Developers banking on amended Reit law


PROPERTY developers are pushing for the revival of the Real Estate Investment Trust (REIT) to help unleash more capital.

Megaworld Corp. Executive Director Kingson Sian is positive the new administration will consider amending the REIT law.

“Based on their pronouncement that they will look into it, it is a good sign. Because if they can get the REIT amended in a form that is acceptable to issuers and fund managers and investors, that’s going to unleash a lot of capital,” Sian noted.

“Then you redeploy on construction and a lot of project which has a multiplier effect,” Sian said

By recycling capital, developers could then go into more more projects.

“Many would recycle capital. Of course, if the money is there . . . What? Are just going to place it in time deposit? Of course, not. We’ll use it to redeploy and then do more. Especially for developers us which already have the land, so it’s going to be more development,” Sian said.

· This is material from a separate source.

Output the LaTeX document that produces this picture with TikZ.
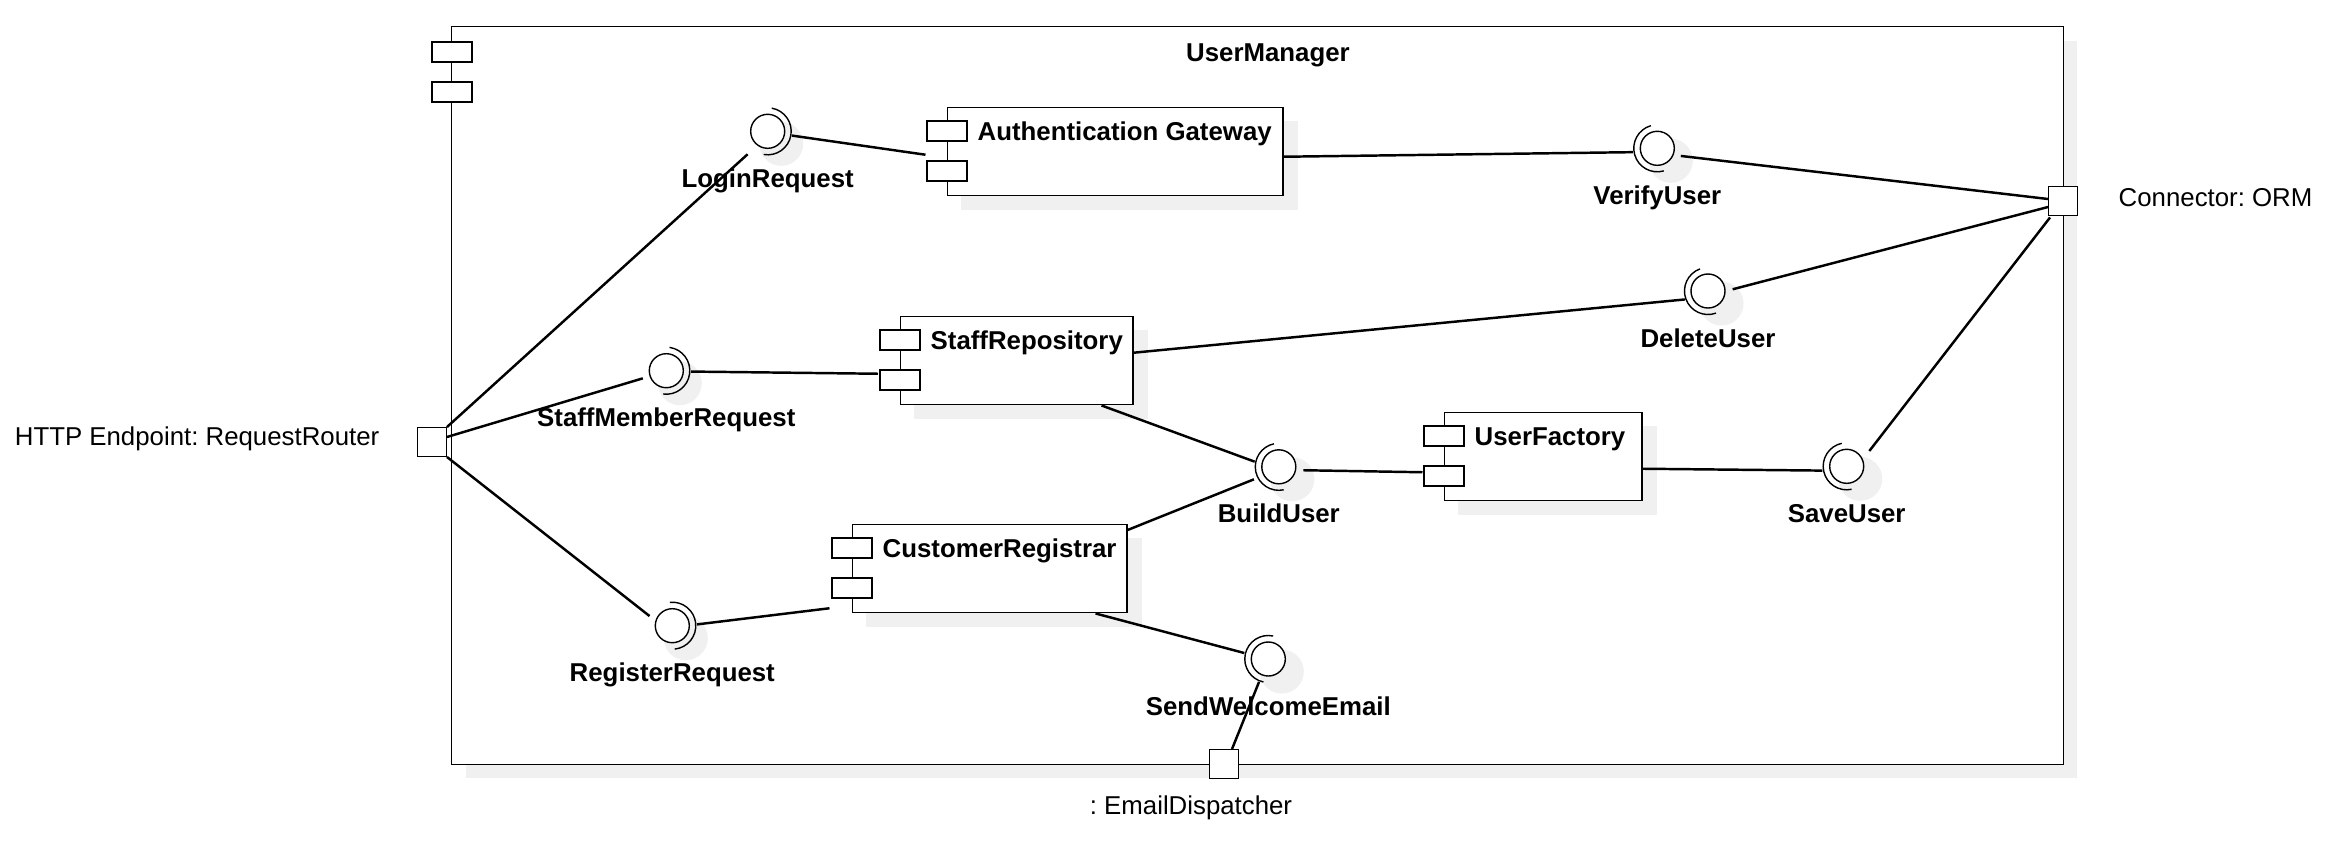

REIT is the security converted by a trust company based on the income from real estate and is traded in the stock market. But the bone of contention in the Philippines is that companies find the RATE law of 2009 or Republic Act 9856 and its implementing rules quite stiff, requiring investment trusts to heed the limits on foreign investment under the Constitution.

In a separate interview, SM Prime Holdings Inc. President Hans Sy explained the benefits of tweaking the REIT law.

“Well, we wanted to something that is very clear that we can really benefit from, not only our company, but also the public. It cannot be a one-sided type of implementation. But I believe that is one area that the country can benefit a lot from also. And also the investing public,” Sy said.

Sy noted the REITs Implementing Rules and Regulations (IRR) provision on the 67-percent public float of the investment trust within three years upon listing is a bit of problem.

“I would also say that’s a bit of an issue. Quite frankly, you have to have some certain control over the management. If you go as much as 70 percent, I think you will have some serious problem. The success of this kind of business, you have to have a control to move forward.

“We can’t be too democratic about this type of business. If we have to listen to each and every… just like the government sometimes, you cannot implement things,” said Sy.

Yes, that’s one area that can help us expand further. We are very confident we will be able to draw in foreign investors also. Look at the success of Singapore. So we believe we can replicate that,” he said.

Earlier this year, 8990 Holdings Inc. CEO Januario Jesus Atencio noted that REIT will actually benefit the leasing sector by turning the rental cash flow into sellable securities.

“… So these are the malls, these are the commercial buildings. It’s another form of securitization… that the securitization cash flows come from installments on amortizations,” he said.

“… So if you are able to relax the REIT, especially in the definition of how taxes can be cascaded towards the buyers of the REITs, then the developers who have to do commercial buildings will get their cash flows sooner and continue building,” he added.